'''
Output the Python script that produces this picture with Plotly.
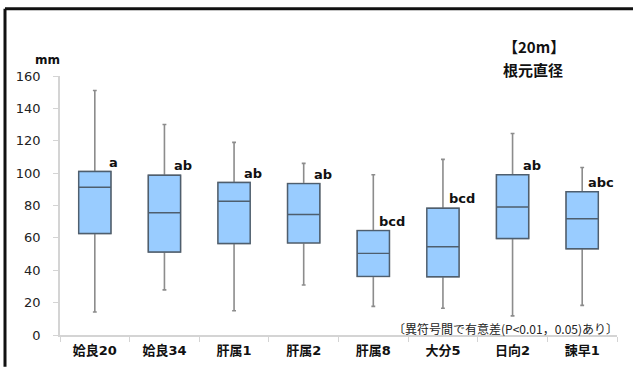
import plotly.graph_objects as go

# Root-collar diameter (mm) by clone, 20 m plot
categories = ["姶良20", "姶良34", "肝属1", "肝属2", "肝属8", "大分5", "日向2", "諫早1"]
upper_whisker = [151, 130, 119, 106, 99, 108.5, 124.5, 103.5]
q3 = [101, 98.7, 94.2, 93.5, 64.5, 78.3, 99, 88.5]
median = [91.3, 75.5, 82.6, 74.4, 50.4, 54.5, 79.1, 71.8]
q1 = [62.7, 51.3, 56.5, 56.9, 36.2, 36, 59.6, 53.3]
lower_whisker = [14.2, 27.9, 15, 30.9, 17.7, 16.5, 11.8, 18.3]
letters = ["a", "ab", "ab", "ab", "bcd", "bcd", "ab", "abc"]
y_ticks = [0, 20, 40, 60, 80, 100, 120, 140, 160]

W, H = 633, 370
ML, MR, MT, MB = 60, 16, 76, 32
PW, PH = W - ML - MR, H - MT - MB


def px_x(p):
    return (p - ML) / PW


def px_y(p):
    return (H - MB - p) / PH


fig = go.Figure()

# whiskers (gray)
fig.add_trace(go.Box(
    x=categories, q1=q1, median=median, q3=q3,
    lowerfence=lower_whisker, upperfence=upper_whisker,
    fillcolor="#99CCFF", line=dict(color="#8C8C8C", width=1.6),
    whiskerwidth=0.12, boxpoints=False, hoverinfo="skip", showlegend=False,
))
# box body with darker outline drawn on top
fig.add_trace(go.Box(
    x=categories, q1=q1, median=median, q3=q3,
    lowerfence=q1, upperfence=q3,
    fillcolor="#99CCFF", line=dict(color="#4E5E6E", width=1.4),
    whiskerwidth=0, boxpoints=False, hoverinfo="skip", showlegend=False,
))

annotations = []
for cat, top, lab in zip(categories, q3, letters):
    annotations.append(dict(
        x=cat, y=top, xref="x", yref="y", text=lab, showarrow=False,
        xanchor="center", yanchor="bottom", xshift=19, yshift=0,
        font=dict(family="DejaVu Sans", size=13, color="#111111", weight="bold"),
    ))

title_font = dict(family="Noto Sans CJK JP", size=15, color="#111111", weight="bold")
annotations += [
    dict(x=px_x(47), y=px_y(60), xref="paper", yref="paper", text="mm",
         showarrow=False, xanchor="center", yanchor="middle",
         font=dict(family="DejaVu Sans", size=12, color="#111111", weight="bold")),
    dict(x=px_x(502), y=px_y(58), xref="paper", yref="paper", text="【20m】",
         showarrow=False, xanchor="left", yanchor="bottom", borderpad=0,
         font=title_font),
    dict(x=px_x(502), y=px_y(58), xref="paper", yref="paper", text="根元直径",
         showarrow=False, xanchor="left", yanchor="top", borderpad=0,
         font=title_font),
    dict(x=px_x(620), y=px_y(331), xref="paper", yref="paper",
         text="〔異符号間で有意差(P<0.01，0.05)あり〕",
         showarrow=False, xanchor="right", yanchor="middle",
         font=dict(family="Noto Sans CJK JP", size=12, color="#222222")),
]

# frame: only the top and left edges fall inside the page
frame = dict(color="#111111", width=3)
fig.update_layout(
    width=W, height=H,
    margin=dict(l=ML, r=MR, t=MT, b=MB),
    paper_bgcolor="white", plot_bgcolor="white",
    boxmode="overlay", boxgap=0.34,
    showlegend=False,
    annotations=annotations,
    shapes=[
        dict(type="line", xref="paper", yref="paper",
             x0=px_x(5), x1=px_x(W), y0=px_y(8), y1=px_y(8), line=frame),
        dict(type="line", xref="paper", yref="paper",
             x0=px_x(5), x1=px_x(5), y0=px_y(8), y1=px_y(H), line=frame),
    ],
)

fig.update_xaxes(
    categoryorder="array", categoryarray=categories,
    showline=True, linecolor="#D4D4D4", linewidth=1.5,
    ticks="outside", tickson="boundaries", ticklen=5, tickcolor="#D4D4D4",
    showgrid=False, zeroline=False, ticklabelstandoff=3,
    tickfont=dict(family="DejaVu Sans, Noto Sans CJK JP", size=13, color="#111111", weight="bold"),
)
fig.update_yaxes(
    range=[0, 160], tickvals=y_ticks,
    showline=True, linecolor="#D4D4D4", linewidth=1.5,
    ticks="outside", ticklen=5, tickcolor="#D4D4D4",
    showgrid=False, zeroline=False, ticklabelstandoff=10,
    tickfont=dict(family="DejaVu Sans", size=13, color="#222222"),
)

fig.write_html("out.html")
'''
== Given task ==
Print, exactly as written, the lines above from the first one to the one containing "fig = go.Figure()". Leave out pictures.

== Solution for this task ==
Output the Python script that produces this picture with Plotly.
import plotly.graph_objects as go

# Root-collar diameter (mm) by clone, 20 m plot
categories = ["姶良20", "姶良34", "肝属1", "肝属2", "肝属8", "大分5", "日向2", "諫早1"]
upper_whisker = [151, 130, 119, 106, 99, 108.5, 124.5, 103.5]
q3 = [101, 98.7, 94.2, 93.5, 64.5, 78.3, 99, 88.5]
median = [91.3, 75.5, 82.6, 74.4, 50.4, 54.5, 79.1, 71.8]
q1 = [62.7, 51.3, 56.5, 56.9, 36.2, 36, 59.6, 53.3]
lower_whisker = [14.2, 27.9, 15, 30.9, 17.7, 16.5, 11.8, 18.3]
letters = ["a", "ab", "ab", "ab", "bcd", "bcd", "ab", "abc"]
y_ticks = [0, 20, 40, 60, 80, 100, 120, 140, 160]

W, H = 633, 370
ML, MR, MT, MB = 60, 16, 76, 32
PW, PH = W - ML - MR, H - MT - MB


def px_x(p):
    return (p - ML) / PW


def px_y(p):
    return (H - MB - p) / PH


fig = go.Figure()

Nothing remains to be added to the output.